Bentham ou les paradoxes de la transparence
Jean-Pierre Cléro
On ne peut pas dire que le thème de la transparence soit une nouveauté dans la philosophie politique et sociale du XVIII e siècle. Il divise les penseurs entre les contractualistes qui tendent plutôt à mettre en pleine lumière les rapports politiques et sociaux et ceux qui, se faisant l'avocat du diable, récusent le contrat comme modèle politique et juridique et dénoncent une société qui, au nom de la vertu, disqualifierait le secret, l'obscurité des rapports entre ses membres et qui, en raison même de ses rêves de pureté, se rendrait radicalement invivable. Dans La fable des abeilles , Mandeville avait montré que la volonté de moraliser les rapports d'une société moderne complexe équivalait à désirer sa régression à la rudesse des moeurs anciennes et, en réalité, à son effondrement et à la perte de tous.
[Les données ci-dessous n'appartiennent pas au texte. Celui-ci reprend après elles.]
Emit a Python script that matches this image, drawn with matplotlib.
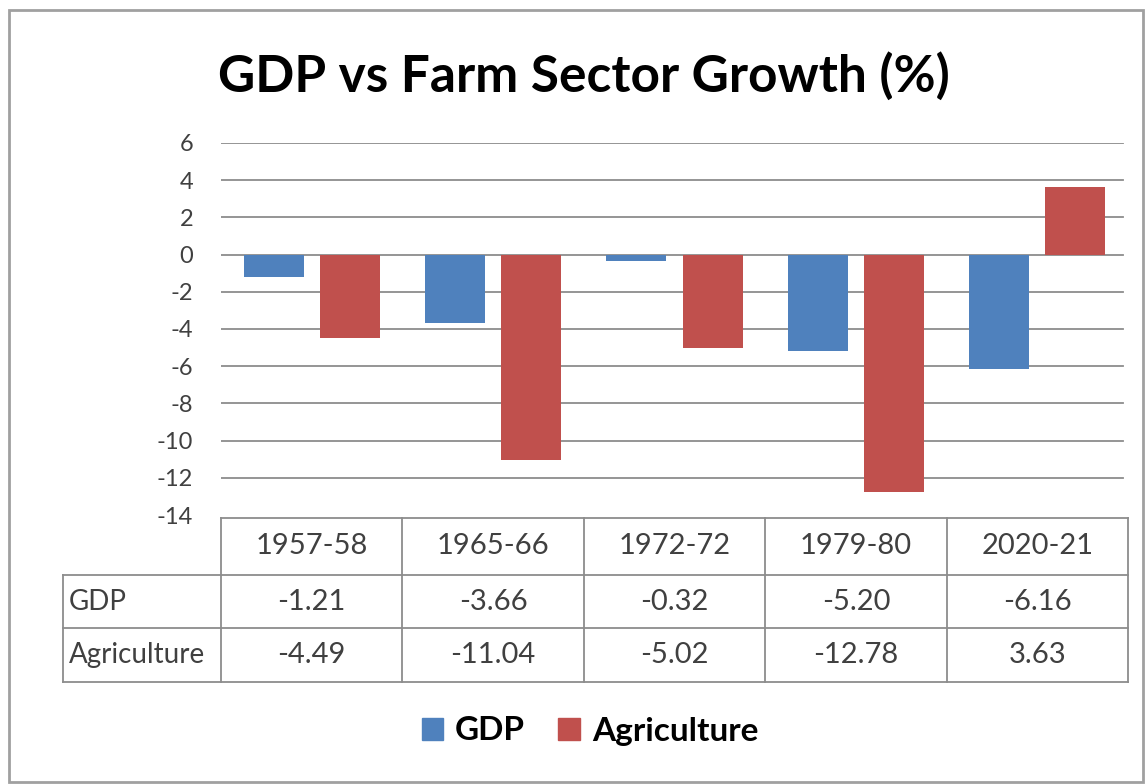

Les bijoux indiscrets , reprenant à leur façon le mythe platonicien de Gygès, avaient cherché à convaincre le lecteur que, pour la liberté et le plaisir de chacun, dussent-ils reposer l'une et l'autre sur quelque équivoque, il valait mieux ne pas savoir le discours des bijoux et le garder secret. Hume avait nettement préconisé un fonctionnement inconscient de la société politique, réservant la conscience de la réalité de ses fondements au petit nombre de penseurs peu enclins à mesurer la réalité des rapports sociaux aux chétives élucubrations de leurs entendements. Il fallait donc un certain courage à Bentham, pourtant aussi anti-contractualiste que Hume, pour tenter de relever le défi de la transparence, pour revendiquer celle-ci, au nom du principe d'utilité, en la procéduralisant.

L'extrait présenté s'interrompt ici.